If the new arrangements are to work well, the government will need to ensure not only that the Probation Service is given the resources they need to do the job but that tagging is run effectively and efficiently. What will the government do to strengthen supervision in the community?

No doubt, the Review and response to it will raise many other questions; for example if and how the new release arrangements will interact with existing processes like Home Detention Curfew?  But given the capacity crisis, perhaps the biggest one of all is how many prison places the new arrangements are expected to save. I hope there is a detailed impact assessment alongside the government plans but I am not holding my breath.


Saturday, 17 May 2025

Dutch Lessons

 

Prisons at bursting point, insufficient staff to run them and maintenance backlogs threatening to make them unusable. This isn’t the UK but the Netherlands. A country not long ago renting out its unused facilities to other countries is now having to consider putting mattresses in cells to increase its own capacity.

Delegates at the ICPA Research Symposium in Belfast heard senior officials from the Dutch Ministry of Justice and Security tell an all too familiar tale- prisons closed when numbers fell, sentences (particularly for drug offences) increasing in length and politicians loathe to spend the necessary financial and political capital needed to cope with the looming crisis let alone avert it.

Until now. The Dutch have embarked on developing a ten year strategy for a sustainable justice system- a kind of Gauke Review plus- looking not only at sentencing but at the drivers of crime, at public health and drug policies and at the shape of the correctional response that might be needed in the future. As the conference heard “the problem is too big for the prison system.” Delegates from England and Wales were left thinking if only we’d set up something like that.

The Dutch rate of imprisonment per hundred thousand of the population is still well under half what it is in England and Wales but like us the Netherlands is being forced to take some unpalatable short term measures.  These include using police cells and reopening some closed prison units.

In addition, there are currently 8,000 people sentenced to prison in the Netherlands who are at home.
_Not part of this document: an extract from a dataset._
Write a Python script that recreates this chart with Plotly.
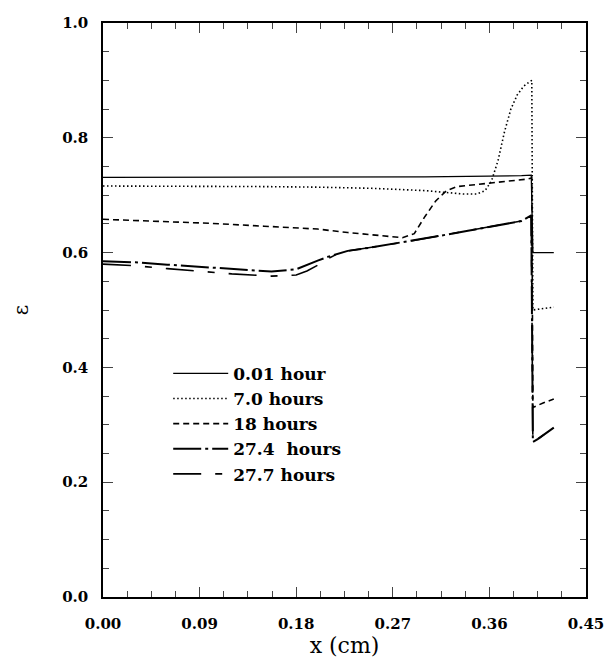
import plotly.graph_objects as go

# Porosity profiles epsilon(x) across the electrode at several times
x_001 = [0.0, 0.10, 0.20, 0.30, 0.39, 0.399, 0.4005, 0.42]
eps_001 = [0.731, 0.731, 0.731, 0.732, 0.734, 0.735, 0.600, 0.600]

x_070 = [0.0, 0.05, 0.10, 0.15, 0.20, 0.25, 0.30, 0.336, 0.348, 0.356, 0.362, 0.368,
         0.374, 0.38, 0.386, 0.392, 0.397, 0.3995, 0.4005, 0.41, 0.42]
eps_070 = [0.716, 0.716, 0.716, 0.715, 0.714, 0.712, 0.708, 0.702, 0.702, 0.708, 0.725, 0.76,
           0.81, 0.85, 0.875, 0.89, 0.897, 0.900, 0.500, 0.503, 0.505]

x_180 = [0.0, 0.05, 0.10, 0.15, 0.20, 0.228, 0.26, 0.279, 0.29, 0.30, 0.31, 0.32, 0.33,
         0.34, 0.36, 0.38, 0.395, 0.3995, 0.4005, 0.41, 0.42]
eps_180 = [0.658, 0.655, 0.651, 0.646, 0.641, 0.635, 0.630, 0.626, 0.633, 0.663, 0.690, 0.708, 0.715,
           0.717, 0.720, 0.724, 0.728, 0.730, 0.330, 0.338, 0.345]

x_274 = [0.0, 0.03, 0.06, 0.09, 0.12, 0.157, 0.18, 0.19, 0.20, 0.21, 0.22, 0.228, 0.25,
         0.28, 0.31, 0.34, 0.37, 0.39, 0.399, 0.4005, 0.405, 0.42]
eps_274 = [0.585, 0.583, 0.579, 0.575, 0.571, 0.567, 0.571, 0.579, 0.586, 0.593, 0.599, 0.603, 0.609,
           0.618, 0.628, 0.638, 0.648, 0.655, 0.665, 0.270, 0.275, 0.295]

x_277 = [0.0, 0.03, 0.06, 0.09, 0.12, 0.157, 0.18, 0.19, 0.20, 0.21, 0.22, 0.228, 0.25,
         0.28, 0.31, 0.34, 0.37, 0.39, 0.399, 0.4005, 0.405, 0.42]
eps_277 = [0.580, 0.577, 0.572, 0.567, 0.563, 0.559, 0.561, 0.568, 0.578, 0.590, 0.599, 0.603, 0.609,
           0.618, 0.628, 0.638, 0.648, 0.655, 0.665, 0.270, 0.275, 0.295]

labels = ["0.01 hour", "7.0 hours", "18 hours", "27.4  hours", "27.7 hours"]
xs = [x_001, x_070, x_180, x_274, x_277]
ys = [eps_001, eps_070, eps_180, eps_274, eps_277]
dashes = ["solid", "1.5px,2.5px", "6px,4px", "28px,4px,3px,4px", "28px,14px,7px,14px"]
widths = [1.3, 1.6, 1.6, 2.0, 1.6]

fig = go.Figure()
for xv, yv, name, d, w in zip(xs, ys, labels, dashes, widths):
    fig.add_trace(go.Scatter(x=xv, y=yv, mode="lines", name=name,
                             line=dict(color="black", width=w, dash=d)))

tick_font = dict(family="DejaVu Serif", size=15, color="black", weight="bold")

fig.update_layout(
    width=616, height=664,
    margin=dict(l=103, r=26, t=23, b=63),
    paper_bgcolor="white", plot_bgcolor="white",
    showlegend=True,
    legend=dict(x=0.135, y=0.42, xanchor="left", yanchor="top",
                font=dict(family="DejaVu Serif", size=17, color="black", weight="bold"),
                bgcolor="rgba(0,0,0,0)", tracegroupgap=0, itemwidth=55),
    xaxis=dict(range=[0, 0.45], tickvals=[0, 0.09, 0.18, 0.27, 0.36, 0.45],
               tickformat=".2f", ticks="inside", ticklen=10, tickwidth=1.3,
               ticklabelstandoff=12,
               showline=True, linecolor="black", linewidth=1.5, mirror="ticks",
               showgrid=False, zeroline=False, tickfont=tick_font,
               minor=dict(ticks="inside", ticklen=6, dtick=0.0225, tick0=0,
                          tickwidth=1.2, showgrid=False),
               title=dict(text="x (cm)", standoff=4,
                          font=dict(family="DejaVu Serif", size=22, color="black"))),
    yaxis=dict(range=[0, 1.0], tickvals=[0, 0.2, 0.4, 0.6, 0.8, 1.0],
               tickformat=".1f", ticks="inside", ticklen=10, tickwidth=1.3,
               ticklabelstandoff=10,
               showline=True, linecolor="black", linewidth=1.5, mirror="ticks",
               showgrid=False, zeroline=False, tickfont=tick_font,
               minor=dict(ticks="inside", ticklen=6, dtick=0.05, tick0=0,
                          tickwidth=1.2, showgrid=False),
               title=dict(text="ε", standoff=28,
                          font=dict(family="DejaVu Serif", size=20, color="black"))),
)

fig.write_html("out.html")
They are on a waiting list to serve their term when a space comes up.  

It’s not ideal in all sorts of ways but I’m surprised the so called prison queue has not been debated here as part of the plans to counter the prison capacity crisis which have been further laid out by the Lord Chancellor this week.

Could courts not be asked to keep out of prison all convicted offenders who have successfully spent their remand period in the community? If they do impose a custodial sentence, could it not be suspended, deferred, or postponed, depending on the circumstances?   

Perhaps Mr Gauke’s review, expected imminently, will propose it.